I don’t remember finishing a book and being this angry. ‘13 Reasons Why’ shouldn’t exist. But it does. And that makes me sad and mad. Jay Asher has written about an important issue—suicide—in the most insensitive and ridiculous manner ever.
Before 13 Reasons Why, Asher apparently only wrote humorous books. He clearly lacks the flair and the maturity to write on serious issues—I doubt his humor is any better, going by his sensibilities as evident in 13 Reasons Why.

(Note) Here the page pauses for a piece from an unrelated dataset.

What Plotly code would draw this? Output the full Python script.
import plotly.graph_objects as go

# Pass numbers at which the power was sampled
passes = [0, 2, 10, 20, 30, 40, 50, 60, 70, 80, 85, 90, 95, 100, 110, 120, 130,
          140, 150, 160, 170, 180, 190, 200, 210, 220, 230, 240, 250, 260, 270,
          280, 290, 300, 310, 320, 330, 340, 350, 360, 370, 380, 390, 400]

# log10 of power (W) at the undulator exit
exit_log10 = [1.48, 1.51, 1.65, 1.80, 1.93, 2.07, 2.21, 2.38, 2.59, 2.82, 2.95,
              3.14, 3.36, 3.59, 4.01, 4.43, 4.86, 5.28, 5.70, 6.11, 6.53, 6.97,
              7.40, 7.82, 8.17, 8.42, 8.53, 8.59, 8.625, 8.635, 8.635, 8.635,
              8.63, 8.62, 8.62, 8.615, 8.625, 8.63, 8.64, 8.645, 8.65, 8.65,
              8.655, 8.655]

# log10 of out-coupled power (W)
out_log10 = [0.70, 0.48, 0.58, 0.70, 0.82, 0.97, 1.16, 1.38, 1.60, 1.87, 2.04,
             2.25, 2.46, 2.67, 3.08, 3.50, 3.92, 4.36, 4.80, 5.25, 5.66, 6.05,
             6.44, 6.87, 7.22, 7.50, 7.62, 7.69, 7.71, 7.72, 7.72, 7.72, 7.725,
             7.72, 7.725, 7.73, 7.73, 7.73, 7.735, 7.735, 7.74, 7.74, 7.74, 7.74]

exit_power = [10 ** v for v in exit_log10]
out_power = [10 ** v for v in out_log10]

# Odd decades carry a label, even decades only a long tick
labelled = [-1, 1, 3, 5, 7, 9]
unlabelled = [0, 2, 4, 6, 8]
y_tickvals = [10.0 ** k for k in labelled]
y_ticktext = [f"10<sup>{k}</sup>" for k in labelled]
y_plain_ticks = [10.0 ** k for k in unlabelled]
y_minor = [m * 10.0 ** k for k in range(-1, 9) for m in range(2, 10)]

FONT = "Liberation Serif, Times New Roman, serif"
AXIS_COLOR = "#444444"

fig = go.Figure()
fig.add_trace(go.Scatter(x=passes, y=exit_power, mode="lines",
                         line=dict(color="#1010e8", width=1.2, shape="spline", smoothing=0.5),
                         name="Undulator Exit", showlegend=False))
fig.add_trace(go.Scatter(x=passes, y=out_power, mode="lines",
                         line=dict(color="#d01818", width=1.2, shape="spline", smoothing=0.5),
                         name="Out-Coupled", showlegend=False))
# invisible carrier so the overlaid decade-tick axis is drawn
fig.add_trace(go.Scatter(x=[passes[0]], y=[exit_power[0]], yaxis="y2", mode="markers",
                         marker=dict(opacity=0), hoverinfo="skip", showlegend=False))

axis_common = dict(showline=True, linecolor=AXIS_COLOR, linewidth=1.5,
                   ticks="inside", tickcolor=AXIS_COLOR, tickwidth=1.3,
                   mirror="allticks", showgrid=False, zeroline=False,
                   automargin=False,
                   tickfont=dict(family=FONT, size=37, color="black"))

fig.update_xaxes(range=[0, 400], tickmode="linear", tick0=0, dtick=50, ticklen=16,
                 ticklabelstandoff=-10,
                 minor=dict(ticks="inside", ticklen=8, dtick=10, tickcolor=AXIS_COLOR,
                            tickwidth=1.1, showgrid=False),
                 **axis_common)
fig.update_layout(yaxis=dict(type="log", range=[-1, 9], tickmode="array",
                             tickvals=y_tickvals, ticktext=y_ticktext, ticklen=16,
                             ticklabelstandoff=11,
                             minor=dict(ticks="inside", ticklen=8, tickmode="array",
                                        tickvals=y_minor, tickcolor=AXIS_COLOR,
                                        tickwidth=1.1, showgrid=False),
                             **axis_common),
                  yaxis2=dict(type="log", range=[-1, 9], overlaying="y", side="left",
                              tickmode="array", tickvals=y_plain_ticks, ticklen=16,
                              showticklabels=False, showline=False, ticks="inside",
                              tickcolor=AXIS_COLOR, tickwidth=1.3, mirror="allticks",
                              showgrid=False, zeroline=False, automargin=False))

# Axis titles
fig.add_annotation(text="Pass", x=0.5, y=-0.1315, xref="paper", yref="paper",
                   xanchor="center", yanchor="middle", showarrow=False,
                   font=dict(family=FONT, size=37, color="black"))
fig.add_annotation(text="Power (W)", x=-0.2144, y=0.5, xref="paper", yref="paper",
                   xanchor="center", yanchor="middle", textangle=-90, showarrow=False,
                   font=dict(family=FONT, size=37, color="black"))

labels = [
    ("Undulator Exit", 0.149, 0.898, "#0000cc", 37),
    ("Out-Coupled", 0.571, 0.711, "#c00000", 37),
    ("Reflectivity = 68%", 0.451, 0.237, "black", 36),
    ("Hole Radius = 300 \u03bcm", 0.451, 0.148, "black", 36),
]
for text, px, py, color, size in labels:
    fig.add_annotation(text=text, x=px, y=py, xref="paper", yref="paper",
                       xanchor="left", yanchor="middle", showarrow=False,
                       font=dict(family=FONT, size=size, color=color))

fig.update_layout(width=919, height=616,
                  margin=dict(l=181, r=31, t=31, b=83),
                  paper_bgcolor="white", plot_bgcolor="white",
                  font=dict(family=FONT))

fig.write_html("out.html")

The book got some really bad reviews—from BookTubers and reviewers I follow—but I still picked it up thinking it couldn’t be that terrible. I started it with an open mind, prepared to contest those who said the book glamorized suicide, or belittled a serious mental health problem. At most I thought Asher must have gotten some details wrong and readers and critics were being much too harsh on him.
But no. The book is awful.
Okay, I’m going to put my anger aside and try to be reasonable here as I calmly present my case as to why 13 Reasons Why belongs in the dumpster.

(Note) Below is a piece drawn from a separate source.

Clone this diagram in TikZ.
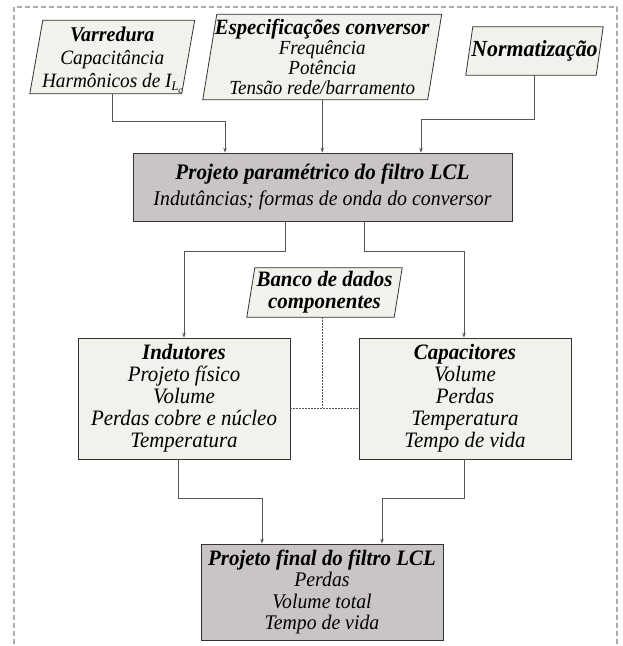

First, the very premise is flawed. Hannah Baker, a high school student, decides to commit suicide. Before taking the pills to end her life she records a series of audiotapes holding a few people accountable for her actions. The people she ‘blames’ for her not wanting to live anymore are students like her with their own problems. Why, if at all, Hannah’s problems are more important than the girl sitting next to her in class is not something Asher gives any thought to, thus making Hannah seem shallow and selfish.
Next, Hannah mails the tapes she makes to the first person on it with instructions to mail them to the person who follows the receivers’ name on the tape when he or she is done listening. And they can’t destroy the tapes because someone has the second set and they will be made public if the chain is broken. This just seems demented—like Hannah is spiteful and seeking revenge, like she doesn’t want people to live because she decided she wouldn’t.

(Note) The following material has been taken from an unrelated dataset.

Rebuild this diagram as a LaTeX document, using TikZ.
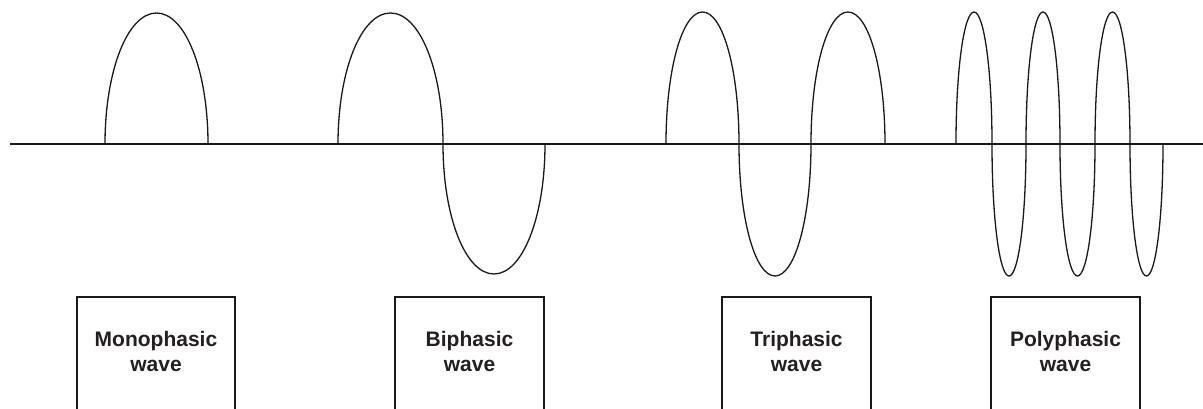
\documentclass[tikz,border=0pt]{standalone}
\usepackage{fontspec}
\setmainfont{Liberation Sans}
\definecolor{WaveClr}{rgb}{0.1,0.1,0.1}
\definecolor{TextClr}{rgb}{0.14,0.12,0.13}

\begin{document}
\begin{tikzpicture}[x=1pt,y=-1pt,
  wave/.style={line width=1.3pt,color=WaveClr,line cap=round},
  phasebox/.style={line width=1.4pt,color=WaveClr},
  phasetext/.style={font=\bfseries\fontsize{21}{25}\selectfont,color=TextClr,align=center,inner sep=0pt}]
\useasboundingbox (0,0) rectangle (1203,409);

% zero line
\coordinate (L) at (10,144);
\coordinate (R) at (1203,144);
\draw[line width=1.6pt,color=WaveClr] (L) -- (R);

% half waves: start/end/peak
\foreach \a/\b/\p in {105/208/13, 338/443/13, 443/545/274,
    666/739/12, 739/811/276, 811/885/12,
    956/992/12, 992/1026/276, 1026/1060/12, 1060/1095/276, 1095/1130/12, 1130/1163/276}{
  \pgfmathsetmacro{\m}{(\a+\b)/2}
  \pgfmathsetmacro{\w}{(\b-\a)/2*0.56}
  \pgfmathsetmacro{\v}{144+(\p-144)*0.56}
  \draw[wave] (\a,144) .. controls (\a,\v) and (\m-\w,\p) .. (\m,\p)
     .. controls (\m+\w,\p) and (\b,\v) .. (\b,144);
}

% boxes, open at the bottom
\foreach \l/\r in {77/235, 395/544, 722/871, 991/1140}
  \draw[phasebox] (\l,409) |- (\r,297) -- (\r,409);

\node[phasetext] (mono) at (156,351) {Monophasic\\wave};
\node[phasetext] (bi) at (469.5,351) {Biphasic\\wave};
\node[phasetext] (tri) at (796.5,351) {Triphasic\\wave};
\node[phasetext] (poly) at (1065.5,351) {Polyphasic\\wave};

\end{tikzpicture}
\end{document}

Also, Hannah talking about what made her feel bad are everyday problems of a regular teenager. Besides rumors affecting people the way rumors can, nothing anyone did warrants any blame. If someone doesn’t respond to you the way you want them to, does that make him bad? And what’s with the narrative that bullying leads to suicide? It’s never that simple.
The ending of the tape—or Hannah’s story—is also problematic. Spoiler alert: Hannah goes to her guidance counselor as a last resort before committing suicide. He seems to have a genuine interest in her problems and wants to help her work it out. But something in her snaps and she bursts out of his office, despite him repeatedly asking her to wait. Hannah, running down the hallway of the school, looks back at the office door and when it stays shut and the counselor isn’t rushing after her, decides that she is done with life. Every scene seems superficial and stupid—and you can’t afford to do that when you have taken up a grave topic like suicide.
13 Reasons Why could have been a positive message about the importance of treating other people with kindness and realizing how your actions can affect others. What it is instead, owing to fickle writing and horrible character development, is a bitter suicide note where you feel no empathy for the victim.